[Rows from a dataset of charts and code]
= = = = = = =

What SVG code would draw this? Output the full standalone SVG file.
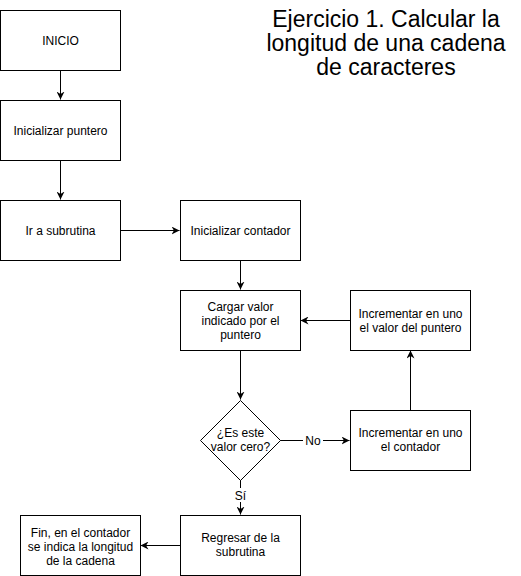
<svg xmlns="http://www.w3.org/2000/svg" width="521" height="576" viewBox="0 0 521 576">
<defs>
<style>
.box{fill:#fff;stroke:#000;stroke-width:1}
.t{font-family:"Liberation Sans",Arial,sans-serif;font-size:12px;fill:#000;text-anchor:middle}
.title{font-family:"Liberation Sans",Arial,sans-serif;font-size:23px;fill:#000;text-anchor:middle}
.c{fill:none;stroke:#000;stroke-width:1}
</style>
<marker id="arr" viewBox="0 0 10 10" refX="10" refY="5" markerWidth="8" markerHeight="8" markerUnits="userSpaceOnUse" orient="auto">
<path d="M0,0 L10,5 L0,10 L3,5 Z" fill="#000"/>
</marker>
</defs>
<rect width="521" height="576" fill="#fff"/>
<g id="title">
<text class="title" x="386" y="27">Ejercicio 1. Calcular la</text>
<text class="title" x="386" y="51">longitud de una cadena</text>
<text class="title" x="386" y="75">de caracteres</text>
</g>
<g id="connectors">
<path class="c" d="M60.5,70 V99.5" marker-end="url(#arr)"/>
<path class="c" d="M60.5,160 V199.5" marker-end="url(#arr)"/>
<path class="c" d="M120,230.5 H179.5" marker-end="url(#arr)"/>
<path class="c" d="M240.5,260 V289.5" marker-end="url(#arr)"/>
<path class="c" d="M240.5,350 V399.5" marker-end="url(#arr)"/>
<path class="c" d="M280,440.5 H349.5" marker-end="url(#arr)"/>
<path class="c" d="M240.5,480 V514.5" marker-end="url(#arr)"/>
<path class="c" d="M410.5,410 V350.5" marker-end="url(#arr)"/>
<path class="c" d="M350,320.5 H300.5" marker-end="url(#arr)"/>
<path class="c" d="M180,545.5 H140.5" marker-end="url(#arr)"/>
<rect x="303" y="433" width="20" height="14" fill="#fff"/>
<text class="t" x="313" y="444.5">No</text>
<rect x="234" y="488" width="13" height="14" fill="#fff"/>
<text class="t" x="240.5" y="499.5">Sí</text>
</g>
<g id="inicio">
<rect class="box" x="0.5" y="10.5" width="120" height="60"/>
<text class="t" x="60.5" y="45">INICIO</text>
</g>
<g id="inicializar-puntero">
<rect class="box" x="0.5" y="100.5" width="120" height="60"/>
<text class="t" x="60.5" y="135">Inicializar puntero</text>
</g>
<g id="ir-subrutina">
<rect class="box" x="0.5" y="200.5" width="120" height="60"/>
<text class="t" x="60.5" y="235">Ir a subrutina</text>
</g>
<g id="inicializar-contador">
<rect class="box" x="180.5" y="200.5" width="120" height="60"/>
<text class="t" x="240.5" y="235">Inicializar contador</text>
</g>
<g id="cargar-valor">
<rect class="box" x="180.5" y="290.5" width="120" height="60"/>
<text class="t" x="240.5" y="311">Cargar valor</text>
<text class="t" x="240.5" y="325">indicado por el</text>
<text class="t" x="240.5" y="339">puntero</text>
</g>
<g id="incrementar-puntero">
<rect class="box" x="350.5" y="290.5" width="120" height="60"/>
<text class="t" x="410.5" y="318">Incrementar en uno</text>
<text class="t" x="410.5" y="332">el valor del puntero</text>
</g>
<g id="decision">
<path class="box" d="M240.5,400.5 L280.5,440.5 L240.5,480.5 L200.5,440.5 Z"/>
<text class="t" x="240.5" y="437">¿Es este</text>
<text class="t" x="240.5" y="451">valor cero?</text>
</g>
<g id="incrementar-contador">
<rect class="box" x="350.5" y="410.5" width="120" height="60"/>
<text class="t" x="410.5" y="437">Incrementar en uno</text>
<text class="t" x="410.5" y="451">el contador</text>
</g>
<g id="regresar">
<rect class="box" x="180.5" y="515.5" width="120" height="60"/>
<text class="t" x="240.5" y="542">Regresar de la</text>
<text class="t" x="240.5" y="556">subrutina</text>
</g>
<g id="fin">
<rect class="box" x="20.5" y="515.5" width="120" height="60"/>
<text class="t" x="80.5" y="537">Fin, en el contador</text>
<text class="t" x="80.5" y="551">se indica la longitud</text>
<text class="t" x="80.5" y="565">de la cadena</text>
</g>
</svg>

= = = = = = =

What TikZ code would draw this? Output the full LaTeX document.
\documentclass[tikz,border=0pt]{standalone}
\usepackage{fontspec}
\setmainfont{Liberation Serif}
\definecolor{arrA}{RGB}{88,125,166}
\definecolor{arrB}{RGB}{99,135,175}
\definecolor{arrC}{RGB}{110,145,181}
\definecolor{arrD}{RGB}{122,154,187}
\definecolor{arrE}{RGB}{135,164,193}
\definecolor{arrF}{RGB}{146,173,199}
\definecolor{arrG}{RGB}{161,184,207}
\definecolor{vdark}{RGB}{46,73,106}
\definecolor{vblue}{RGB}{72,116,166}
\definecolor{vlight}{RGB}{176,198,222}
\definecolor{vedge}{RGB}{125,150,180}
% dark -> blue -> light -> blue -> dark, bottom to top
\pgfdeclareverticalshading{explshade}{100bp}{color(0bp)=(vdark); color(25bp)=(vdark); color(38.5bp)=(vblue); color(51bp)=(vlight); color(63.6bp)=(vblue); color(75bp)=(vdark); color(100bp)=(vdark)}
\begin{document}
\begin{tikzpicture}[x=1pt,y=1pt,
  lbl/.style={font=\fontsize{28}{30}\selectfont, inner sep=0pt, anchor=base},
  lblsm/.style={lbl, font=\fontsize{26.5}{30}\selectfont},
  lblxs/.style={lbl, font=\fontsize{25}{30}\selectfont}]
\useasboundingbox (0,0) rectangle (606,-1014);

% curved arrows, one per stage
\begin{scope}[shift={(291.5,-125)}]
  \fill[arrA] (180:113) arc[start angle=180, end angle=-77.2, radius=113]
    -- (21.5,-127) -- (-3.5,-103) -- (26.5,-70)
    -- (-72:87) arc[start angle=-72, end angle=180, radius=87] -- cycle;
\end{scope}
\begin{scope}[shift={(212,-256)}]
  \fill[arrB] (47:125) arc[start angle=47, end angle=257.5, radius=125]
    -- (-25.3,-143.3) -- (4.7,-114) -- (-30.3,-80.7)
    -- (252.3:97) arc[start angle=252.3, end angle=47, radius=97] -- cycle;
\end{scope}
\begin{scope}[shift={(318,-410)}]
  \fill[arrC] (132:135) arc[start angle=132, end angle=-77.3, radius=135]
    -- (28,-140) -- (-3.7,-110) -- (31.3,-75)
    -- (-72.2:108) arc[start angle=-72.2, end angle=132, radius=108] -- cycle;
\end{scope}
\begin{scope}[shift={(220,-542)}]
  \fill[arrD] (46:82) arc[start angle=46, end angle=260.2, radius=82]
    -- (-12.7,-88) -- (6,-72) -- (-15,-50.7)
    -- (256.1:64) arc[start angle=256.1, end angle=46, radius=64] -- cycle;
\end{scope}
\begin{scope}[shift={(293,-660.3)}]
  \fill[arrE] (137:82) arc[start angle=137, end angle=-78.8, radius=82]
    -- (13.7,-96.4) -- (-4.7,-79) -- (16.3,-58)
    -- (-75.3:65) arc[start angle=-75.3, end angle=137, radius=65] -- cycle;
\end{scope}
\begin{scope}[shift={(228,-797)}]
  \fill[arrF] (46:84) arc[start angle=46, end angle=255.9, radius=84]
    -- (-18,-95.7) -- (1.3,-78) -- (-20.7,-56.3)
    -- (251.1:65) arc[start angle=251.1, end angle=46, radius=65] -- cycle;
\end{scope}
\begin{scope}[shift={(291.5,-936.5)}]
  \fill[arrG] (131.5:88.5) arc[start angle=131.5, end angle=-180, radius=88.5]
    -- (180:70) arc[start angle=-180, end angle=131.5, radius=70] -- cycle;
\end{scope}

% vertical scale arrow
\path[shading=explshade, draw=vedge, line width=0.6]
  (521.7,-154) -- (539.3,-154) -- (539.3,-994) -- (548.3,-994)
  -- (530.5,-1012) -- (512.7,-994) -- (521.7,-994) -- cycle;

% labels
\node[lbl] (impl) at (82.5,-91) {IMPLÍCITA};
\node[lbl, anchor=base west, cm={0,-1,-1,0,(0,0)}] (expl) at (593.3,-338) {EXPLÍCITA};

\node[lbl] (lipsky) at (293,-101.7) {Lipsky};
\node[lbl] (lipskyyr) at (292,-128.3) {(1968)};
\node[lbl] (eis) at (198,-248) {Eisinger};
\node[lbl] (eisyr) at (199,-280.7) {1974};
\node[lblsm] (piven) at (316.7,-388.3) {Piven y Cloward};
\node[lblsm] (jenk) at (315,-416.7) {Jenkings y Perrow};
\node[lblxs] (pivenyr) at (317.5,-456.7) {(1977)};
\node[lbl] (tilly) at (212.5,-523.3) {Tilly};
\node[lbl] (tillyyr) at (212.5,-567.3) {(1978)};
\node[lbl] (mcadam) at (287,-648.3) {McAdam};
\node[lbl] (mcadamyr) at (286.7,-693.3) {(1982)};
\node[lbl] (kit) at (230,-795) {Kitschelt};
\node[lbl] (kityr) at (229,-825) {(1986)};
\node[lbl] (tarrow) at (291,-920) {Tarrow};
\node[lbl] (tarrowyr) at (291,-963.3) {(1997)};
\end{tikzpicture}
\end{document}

= = = = = = =

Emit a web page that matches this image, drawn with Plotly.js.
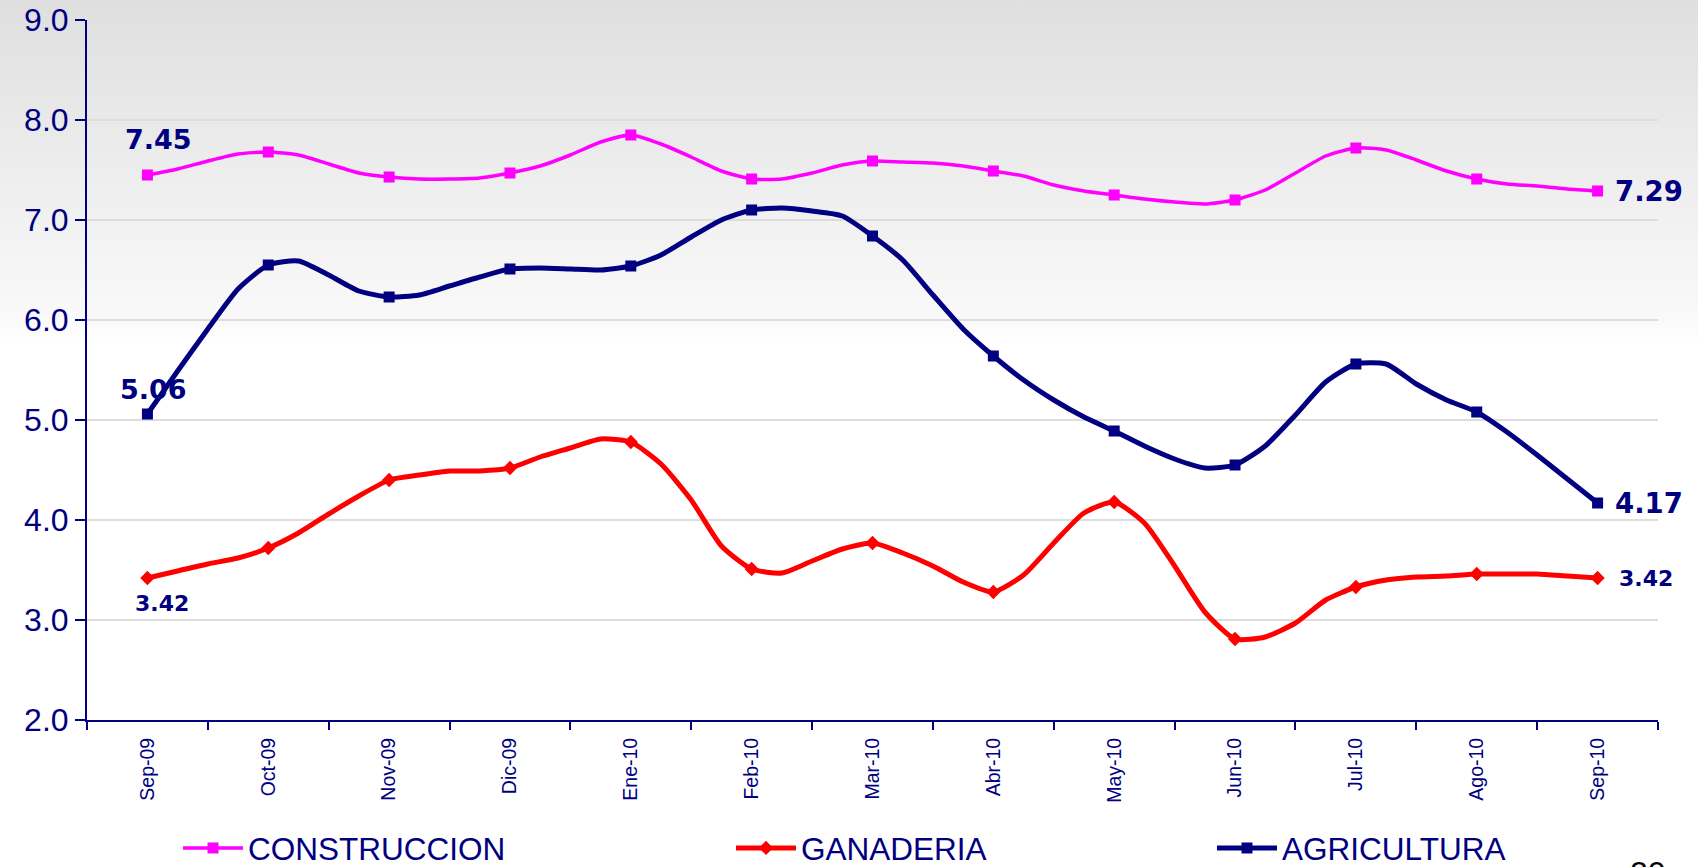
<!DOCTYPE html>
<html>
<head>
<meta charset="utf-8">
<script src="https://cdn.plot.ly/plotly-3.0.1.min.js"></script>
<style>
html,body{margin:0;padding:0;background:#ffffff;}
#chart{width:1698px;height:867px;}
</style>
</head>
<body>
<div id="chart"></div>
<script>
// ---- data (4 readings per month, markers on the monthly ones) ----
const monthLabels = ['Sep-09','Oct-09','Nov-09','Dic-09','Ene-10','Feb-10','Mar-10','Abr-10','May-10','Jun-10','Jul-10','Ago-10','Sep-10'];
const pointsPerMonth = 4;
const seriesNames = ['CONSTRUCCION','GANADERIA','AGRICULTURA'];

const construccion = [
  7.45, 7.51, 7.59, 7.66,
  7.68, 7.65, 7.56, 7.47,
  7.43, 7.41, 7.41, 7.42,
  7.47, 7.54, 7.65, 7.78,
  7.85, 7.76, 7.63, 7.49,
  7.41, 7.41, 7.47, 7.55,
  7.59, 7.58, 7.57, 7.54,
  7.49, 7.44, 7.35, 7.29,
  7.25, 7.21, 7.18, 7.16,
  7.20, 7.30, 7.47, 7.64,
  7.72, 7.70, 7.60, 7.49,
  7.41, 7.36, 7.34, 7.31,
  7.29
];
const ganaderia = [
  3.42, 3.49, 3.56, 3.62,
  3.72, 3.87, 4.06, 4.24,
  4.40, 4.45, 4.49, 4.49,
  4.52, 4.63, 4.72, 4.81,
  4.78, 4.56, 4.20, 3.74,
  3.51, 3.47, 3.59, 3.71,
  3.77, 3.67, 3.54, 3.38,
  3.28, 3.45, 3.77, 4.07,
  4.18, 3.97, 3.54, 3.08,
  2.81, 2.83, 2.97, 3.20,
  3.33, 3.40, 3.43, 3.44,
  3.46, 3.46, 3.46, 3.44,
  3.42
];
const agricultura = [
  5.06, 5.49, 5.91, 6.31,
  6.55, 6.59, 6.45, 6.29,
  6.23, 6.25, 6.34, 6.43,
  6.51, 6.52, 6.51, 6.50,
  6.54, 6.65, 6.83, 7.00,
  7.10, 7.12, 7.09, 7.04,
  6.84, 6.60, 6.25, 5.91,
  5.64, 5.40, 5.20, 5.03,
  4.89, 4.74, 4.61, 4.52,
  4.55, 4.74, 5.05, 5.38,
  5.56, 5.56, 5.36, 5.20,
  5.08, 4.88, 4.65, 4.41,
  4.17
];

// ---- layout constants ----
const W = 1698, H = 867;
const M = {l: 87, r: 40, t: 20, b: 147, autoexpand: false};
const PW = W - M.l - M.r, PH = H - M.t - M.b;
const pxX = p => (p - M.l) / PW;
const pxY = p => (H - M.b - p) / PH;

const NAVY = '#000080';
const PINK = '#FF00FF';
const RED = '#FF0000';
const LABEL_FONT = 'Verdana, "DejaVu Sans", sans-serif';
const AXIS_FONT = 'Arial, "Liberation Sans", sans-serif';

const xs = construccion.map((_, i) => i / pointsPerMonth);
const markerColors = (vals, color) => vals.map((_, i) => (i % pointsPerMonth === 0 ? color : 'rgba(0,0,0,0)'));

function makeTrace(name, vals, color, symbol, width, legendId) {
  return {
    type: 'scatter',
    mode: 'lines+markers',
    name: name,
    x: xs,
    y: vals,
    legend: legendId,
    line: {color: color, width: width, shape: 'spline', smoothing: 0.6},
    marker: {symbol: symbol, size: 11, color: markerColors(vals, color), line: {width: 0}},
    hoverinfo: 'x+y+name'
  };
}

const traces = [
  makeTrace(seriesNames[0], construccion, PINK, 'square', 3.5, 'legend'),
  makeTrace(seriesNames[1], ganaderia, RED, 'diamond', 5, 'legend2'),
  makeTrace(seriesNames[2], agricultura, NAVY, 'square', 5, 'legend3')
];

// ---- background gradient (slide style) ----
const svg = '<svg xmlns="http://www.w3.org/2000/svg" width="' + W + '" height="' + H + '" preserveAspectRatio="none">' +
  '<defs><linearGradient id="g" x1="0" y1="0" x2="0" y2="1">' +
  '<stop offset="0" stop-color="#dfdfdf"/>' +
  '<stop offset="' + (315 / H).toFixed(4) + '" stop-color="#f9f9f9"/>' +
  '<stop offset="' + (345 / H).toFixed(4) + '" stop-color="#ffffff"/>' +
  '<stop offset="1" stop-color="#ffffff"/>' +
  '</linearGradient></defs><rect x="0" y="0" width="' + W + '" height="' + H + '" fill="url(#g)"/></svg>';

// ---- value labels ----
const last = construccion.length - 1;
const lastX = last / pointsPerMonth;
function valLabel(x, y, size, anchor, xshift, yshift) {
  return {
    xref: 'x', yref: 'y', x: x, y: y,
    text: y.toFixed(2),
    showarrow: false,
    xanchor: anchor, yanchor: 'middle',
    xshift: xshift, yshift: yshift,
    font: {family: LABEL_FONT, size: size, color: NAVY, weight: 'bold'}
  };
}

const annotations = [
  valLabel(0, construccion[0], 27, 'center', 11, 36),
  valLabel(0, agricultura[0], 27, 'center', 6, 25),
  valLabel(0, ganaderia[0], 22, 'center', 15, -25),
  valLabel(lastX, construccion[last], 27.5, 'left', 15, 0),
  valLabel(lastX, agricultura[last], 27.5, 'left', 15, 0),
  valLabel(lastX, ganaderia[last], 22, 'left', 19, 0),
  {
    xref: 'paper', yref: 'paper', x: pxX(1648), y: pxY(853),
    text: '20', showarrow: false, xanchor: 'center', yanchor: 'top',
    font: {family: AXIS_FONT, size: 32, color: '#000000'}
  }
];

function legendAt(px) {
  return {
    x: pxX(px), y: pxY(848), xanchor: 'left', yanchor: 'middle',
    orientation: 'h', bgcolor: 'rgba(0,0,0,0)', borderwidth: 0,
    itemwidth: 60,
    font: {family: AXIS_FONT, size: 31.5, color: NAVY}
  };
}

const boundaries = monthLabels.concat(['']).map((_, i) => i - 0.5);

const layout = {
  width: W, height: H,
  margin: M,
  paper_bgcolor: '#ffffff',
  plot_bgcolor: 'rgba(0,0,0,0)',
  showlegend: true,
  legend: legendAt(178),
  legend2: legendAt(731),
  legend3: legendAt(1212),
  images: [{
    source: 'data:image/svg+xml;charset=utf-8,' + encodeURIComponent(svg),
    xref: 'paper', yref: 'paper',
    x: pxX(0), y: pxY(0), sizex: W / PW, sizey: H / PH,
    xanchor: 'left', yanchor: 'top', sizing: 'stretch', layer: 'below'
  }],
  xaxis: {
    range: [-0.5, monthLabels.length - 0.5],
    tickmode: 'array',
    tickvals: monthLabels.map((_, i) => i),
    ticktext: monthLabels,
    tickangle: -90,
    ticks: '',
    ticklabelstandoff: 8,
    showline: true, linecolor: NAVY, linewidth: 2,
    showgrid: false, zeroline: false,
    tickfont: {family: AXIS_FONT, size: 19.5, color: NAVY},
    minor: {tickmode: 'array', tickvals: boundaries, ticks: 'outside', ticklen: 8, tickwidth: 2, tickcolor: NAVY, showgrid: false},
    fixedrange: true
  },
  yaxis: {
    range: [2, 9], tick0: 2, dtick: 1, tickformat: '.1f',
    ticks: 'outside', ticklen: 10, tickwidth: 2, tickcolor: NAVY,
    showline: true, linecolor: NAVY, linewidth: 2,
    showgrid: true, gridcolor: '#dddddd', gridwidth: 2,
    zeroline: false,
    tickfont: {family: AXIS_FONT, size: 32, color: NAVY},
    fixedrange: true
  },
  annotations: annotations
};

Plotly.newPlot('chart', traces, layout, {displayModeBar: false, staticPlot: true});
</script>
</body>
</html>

= = = = = = =

* _GOAL OF THE EXERCISE_:
Leave the pictures out, and transcribe exactly the lines above starting at the one that contains "Emit a web page" and ending at the one that contains "const seriesNames = ['CONSTRUCCION','GANADERIA','AGRICULTURA'];".

* _WRITTEN RESPONSE_:
Emit a web page that matches this image, drawn with Plotly.js.
<!DOCTYPE html>
<html>
<head>
<meta charset="utf-8">
<script src="https://cdn.plot.ly/plotly-3.0.1.min.js"></script>
<style>
html,body{margin:0;padding:0;background:#ffffff;}
#chart{width:1698px;height:867px;}
</style>
</head>
<body>
<div id="chart"></div>
<script>
// ---- data (4 readings per month, markers on the monthly ones) ----
const monthLabels = ['Sep-09','Oct-09','Nov-09','Dic-09','Ene-10','Feb-10','Mar-10','Abr-10','May-10','Jun-10','Jul-10','Ago-10','Sep-10'];
const pointsPerMonth = 4;
const seriesNames = ['CONSTRUCCION','GANADERIA','AGRICULTURA'];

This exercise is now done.